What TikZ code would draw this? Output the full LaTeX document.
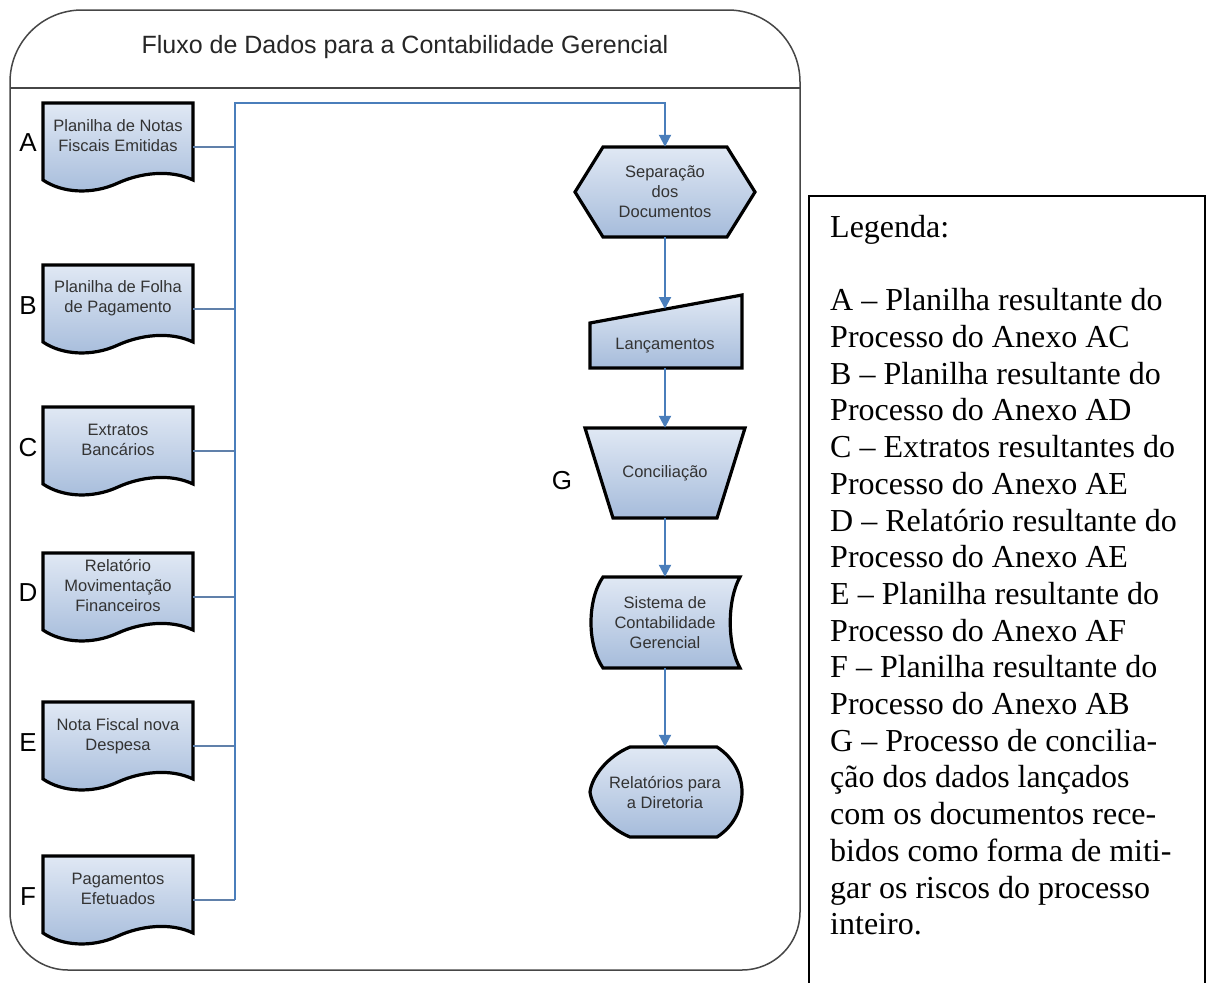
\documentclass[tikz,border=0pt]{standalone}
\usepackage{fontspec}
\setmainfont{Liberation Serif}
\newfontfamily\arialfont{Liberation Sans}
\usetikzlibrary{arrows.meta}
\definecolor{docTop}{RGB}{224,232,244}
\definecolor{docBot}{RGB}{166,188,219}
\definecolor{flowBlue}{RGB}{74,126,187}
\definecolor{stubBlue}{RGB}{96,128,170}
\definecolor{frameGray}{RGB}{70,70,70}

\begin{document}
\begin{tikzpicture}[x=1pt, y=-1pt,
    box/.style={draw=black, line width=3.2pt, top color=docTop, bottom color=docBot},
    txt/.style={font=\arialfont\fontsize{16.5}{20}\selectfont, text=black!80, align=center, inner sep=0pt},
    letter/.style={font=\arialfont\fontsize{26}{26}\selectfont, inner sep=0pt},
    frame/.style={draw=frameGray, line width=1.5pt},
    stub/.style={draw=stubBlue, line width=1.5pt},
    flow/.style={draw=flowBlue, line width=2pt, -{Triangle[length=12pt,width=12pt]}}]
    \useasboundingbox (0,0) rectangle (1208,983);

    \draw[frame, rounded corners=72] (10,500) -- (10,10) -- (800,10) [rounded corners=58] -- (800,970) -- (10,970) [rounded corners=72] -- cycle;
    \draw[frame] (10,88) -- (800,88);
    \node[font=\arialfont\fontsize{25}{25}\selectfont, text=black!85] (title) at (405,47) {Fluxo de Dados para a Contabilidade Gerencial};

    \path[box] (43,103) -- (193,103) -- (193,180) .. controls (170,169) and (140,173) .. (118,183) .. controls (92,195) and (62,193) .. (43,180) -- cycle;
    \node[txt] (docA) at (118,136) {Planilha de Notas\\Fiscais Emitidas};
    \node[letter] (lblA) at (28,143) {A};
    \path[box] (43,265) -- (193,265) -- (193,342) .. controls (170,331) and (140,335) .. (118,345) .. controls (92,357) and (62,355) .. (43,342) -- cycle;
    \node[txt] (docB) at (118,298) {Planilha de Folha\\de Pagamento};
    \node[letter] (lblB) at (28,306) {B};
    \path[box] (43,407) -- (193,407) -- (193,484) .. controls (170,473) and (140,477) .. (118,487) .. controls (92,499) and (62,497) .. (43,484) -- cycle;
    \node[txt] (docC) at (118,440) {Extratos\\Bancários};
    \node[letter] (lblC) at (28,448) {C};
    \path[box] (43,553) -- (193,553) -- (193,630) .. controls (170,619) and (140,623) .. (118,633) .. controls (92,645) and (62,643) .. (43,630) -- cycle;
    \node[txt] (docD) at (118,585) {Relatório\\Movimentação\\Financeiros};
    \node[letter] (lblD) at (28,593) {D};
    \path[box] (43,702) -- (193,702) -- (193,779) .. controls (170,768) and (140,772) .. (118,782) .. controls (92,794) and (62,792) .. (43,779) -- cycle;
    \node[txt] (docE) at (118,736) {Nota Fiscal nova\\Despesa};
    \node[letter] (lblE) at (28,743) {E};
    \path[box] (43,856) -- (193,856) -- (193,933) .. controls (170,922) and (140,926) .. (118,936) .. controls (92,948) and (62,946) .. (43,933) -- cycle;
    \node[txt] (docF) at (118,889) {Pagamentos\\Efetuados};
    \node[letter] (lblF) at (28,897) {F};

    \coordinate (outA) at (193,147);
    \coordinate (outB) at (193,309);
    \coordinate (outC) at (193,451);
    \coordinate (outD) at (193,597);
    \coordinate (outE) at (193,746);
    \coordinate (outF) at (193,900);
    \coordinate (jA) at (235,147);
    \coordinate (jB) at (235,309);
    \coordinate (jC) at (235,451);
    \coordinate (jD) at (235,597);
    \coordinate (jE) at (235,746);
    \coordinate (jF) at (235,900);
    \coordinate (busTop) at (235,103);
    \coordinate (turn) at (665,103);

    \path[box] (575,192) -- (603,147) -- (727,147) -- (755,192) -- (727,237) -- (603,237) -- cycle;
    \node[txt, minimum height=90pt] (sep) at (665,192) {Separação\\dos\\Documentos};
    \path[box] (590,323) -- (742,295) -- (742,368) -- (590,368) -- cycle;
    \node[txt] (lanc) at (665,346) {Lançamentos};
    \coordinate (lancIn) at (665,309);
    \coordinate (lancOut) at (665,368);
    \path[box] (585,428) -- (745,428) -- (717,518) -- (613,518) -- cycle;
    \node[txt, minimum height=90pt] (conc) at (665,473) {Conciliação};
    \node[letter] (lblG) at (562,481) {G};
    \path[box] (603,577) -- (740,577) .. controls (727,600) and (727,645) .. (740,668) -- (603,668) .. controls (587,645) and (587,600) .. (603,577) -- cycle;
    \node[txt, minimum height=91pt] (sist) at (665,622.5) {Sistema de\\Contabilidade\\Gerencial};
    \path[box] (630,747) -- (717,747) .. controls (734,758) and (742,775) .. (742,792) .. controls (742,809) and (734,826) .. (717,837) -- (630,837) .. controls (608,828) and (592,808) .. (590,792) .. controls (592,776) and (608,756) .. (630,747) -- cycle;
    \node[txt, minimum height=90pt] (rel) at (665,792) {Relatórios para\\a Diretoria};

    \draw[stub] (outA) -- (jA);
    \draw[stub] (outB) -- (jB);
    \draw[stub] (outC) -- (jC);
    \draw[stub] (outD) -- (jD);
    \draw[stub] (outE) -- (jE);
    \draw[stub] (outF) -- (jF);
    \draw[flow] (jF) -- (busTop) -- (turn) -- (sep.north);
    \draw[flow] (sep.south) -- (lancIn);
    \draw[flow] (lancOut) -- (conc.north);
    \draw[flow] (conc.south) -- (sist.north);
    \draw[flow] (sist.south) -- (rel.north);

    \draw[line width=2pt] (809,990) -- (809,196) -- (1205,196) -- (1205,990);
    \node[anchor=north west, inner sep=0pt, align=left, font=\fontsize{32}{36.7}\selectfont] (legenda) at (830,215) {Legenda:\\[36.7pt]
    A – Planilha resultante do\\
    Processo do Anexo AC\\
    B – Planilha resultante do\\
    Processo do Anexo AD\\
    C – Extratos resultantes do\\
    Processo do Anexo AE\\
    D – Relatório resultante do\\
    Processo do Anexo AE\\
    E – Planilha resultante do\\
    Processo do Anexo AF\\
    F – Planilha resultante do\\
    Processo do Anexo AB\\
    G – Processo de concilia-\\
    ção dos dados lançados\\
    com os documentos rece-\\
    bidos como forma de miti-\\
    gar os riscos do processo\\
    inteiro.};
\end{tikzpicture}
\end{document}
◆ ◆ ◆ ◆ ◆ ◆ ◆
PROMPT: Repeat the data exactly, excluding the pictures.

COMPLETED TASK:
What TikZ code would draw this? Output the full LaTeX document.
\documentclass[tikz,border=0pt]{standalone}
\usepackage{fontspec}
\setmainfont{Liberation Serif}
\newfontfamily\arialfont{Liberation Sans}
\usetikzlibrary{arrows.meta}
\definecolor{docTop}{RGB}{224,232,244}
\definecolor{docBot}{RGB}{166,188,219}
\definecolor{flowBlue}{RGB}{74,126,187}
\definecolor{stubBlue}{RGB}{96,128,170}
\definecolor{frameGray}{RGB}{70,70,70}

\begin{document}
\begin{tikzpicture}[x=1pt, y=-1pt,
    box/.style={draw=black, line width=3.2pt, top color=docTop, bottom color=docBot},
    txt/.style={font=\arialfont\fontsize{16.5}{20}\selectfont, text=black!80, align=center, inner sep=0pt},
    letter/.style={font=\arialfont\fontsize{26}{26}\selectfont, inner sep=0pt},
    frame/.style={draw=frameGray, line width=1.5pt},
    stub/.style={draw=stubBlue, line width=1.5pt},
    flow/.style={draw=flowBlue, line width=2pt, -{Triangle[length=12pt,width=12pt]}}]
    \useasboundingbox (0,0) rectangle (1208,983);

    \draw[frame, rounded corners=72] (10,500) -- (10,10) -- (800,10) [rounded corners=58] -- (800,970) -- (10,970) [rounded corners=72] -- cycle;
    \draw[frame] (10,88) -- (800,88);
    \node[font=\arialfont\fontsize{25}{25}\selectfont, text=black!85] (title) at (405,47) {Fluxo de Dados para a Contabilidade Gerencial};

    \path[box] (43,103) -- (193,103) -- (193,180) .. controls (170,169) and (140,173) .. (118,183) .. controls (92,195) and (62,193) .. (43,180) -- cycle;
    \node[txt] (docA) at (118,136) {Planilha de Notas\\Fiscais Emitidas};
    \node[letter] (lblA) at (28,143) {A};
    \path[box] (43,265) -- (193,265) -- (193,342) .. controls (170,331) and (140,335) .. (118,345) .. controls (92,357) and (62,355) .. (43,342) -- cycle;
    \node[txt] (docB) at (118,298) {Planilha de Folha\\de Pagamento};
    \node[letter] (lblB) at (28,306) {B};
    \path[box] (43,407) -- (193,407) -- (193,484) .. controls (170,473) and (140,477) .. (118,487) .. controls (92,499) and (62,497) .. (43,484) -- cycle;
    \node[txt] (docC) at (118,440) {Extratos\\Bancários};
    \node[letter] (lblC) at (28,448) {C};
    \path[box] (43,553) -- (193,553) -- (193,630) .. controls (170,619) and (140,623) .. (118,633) .. controls (92,645) and (62,643) .. (43,630) -- cycle;
    \node[txt] (docD) at (118,585) {Relatório\\Movimentação\\Financeiros};
    \node[letter] (lblD) at (28,593) {D};
    \path[box] (43,702) -- (193,702) -- (193,779) .. controls (170,768) and (140,772) .. (118,782) .. controls (92,794) and (62,792) .. (43,779) -- cycle;
    \node[txt] (docE) at (118,736) {Nota Fiscal nova\\Despesa};
    \node[letter] (lblE) at (28,743) {E};
    \path[box] (43,856) -- (193,856) -- (193,933) .. controls (170,922) and (140,926) .. (118,936) .. controls (92,948) and (62,946) .. (43,933) -- cycle;
    \node[txt] (docF) at (118,889) {Pagamentos\\Efetuados};
    \node[letter] (lblF) at (28,897) {F};

    \coordinate (outA) at (193,147);
    \coordinate (outB) at (193,309);
    \coordinate (outC) at (193,451);
    \coordinate (outD) at (193,597);
    \coordinate (outE) at (193,746);
    \coordinate (outF) at (193,900);
    \coordinate (jA) at (235,147);
    \coordinate (jB) at (235,309);
    \coordinate (jC) at (235,451);
    \coordinate (jD) at (235,597);
    \coordinate (jE) at (235,746);
    \coordinate (jF) at (235,900);
    \coordinate (busTop) at (235,103);
    \coordinate (turn) at (665,103);

    \path[box] (575,192) -- (603,147) -- (727,147) -- (755,192) -- (727,237) -- (603,237) -- cycle;
    \node[txt, minimum height=90pt] (sep) at (665,192) {Separação\\dos\\Documentos};
    \path[box] (590,323) -- (742,295) -- (742,368) -- (590,368) -- cycle;
    \node[txt] (lanc) at (665,346) {Lançamentos};
    \coordinate (lancIn) at (665,309);
    \coordinate (lancOut) at (665,368);
    \path[box] (585,428) -- (745,428) -- (717,518) -- (613,518) -- cycle;
    \node[txt, minimum height=90pt] (conc) at (665,473) {Conciliação};
    \node[letter] (lblG) at (562,481) {G};
    \path[box] (603,577) -- (740,577) .. controls (727,600) and (727,645) .. (740,668) -- (603,668) .. controls (587,645) and (587,600) .. (603,577) -- cycle;
    \node[txt, minimum height=91pt] (sist) at (665,622.5) {Sistema de\\Contabilidade\\Gerencial};
    \path[box] (630,747) -- (717,747) .. controls (734,758) and (742,775) .. (742,792) .. controls (742,809) and (734,826) .. (717,837) -- (630,837) .. controls (608,828) and (592,808) .. (590,792) .. controls (592,776) and (608,756) .. (630,747) -- cycle;
    \node[txt, minimum height=90pt] (rel) at (665,792) {Relatórios para\\a Diretoria};

    \draw[stub] (outA) -- (jA);
    \draw[stub] (outB) -- (jB);
    \draw[stub] (outC) -- (jC);
    \draw[stub] (outD) -- (jD);
    \draw[stub] (outE) -- (jE);
    \draw[stub] (outF) -- (jF);
    \draw[flow] (jF) -- (busTop) -- (turn) -- (sep.north);
    \draw[flow] (sep.south) -- (lancIn);
    \draw[flow] (lancOut) -- (conc.north);
    \draw[flow] (conc.south) -- (sist.north);
    \draw[flow] (sist.south) -- (rel.north);

    \draw[line width=2pt] (809,990) -- (809,196) -- (1205,196) -- (1205,990);
    \node[anchor=north west, inner sep=0pt, align=left, font=\fontsize{32}{36.7}\selectfont] (legenda) at (830,215) {Legenda:\\[36.7pt]
    A – Planilha resultante do\\
    Processo do Anexo AC\\
    B – Planilha resultante do\\
    Processo do Anexo AD\\
    C – Extratos resultantes do\\
    Processo do Anexo AE\\
    D – Relatório resultante do\\
    Processo do Anexo AE\\
    E – Planilha resultante do\\
    Processo do Anexo AF\\
    F – Planilha resultante do\\
    Processo do Anexo AB\\
    G – Processo de concilia-\\
    ção dos dados lançados\\
    com os documentos rece-\\
    bidos como forma de miti-\\
    gar os riscos do processo\\
    inteiro.};
\end{tikzpicture}
\end{document}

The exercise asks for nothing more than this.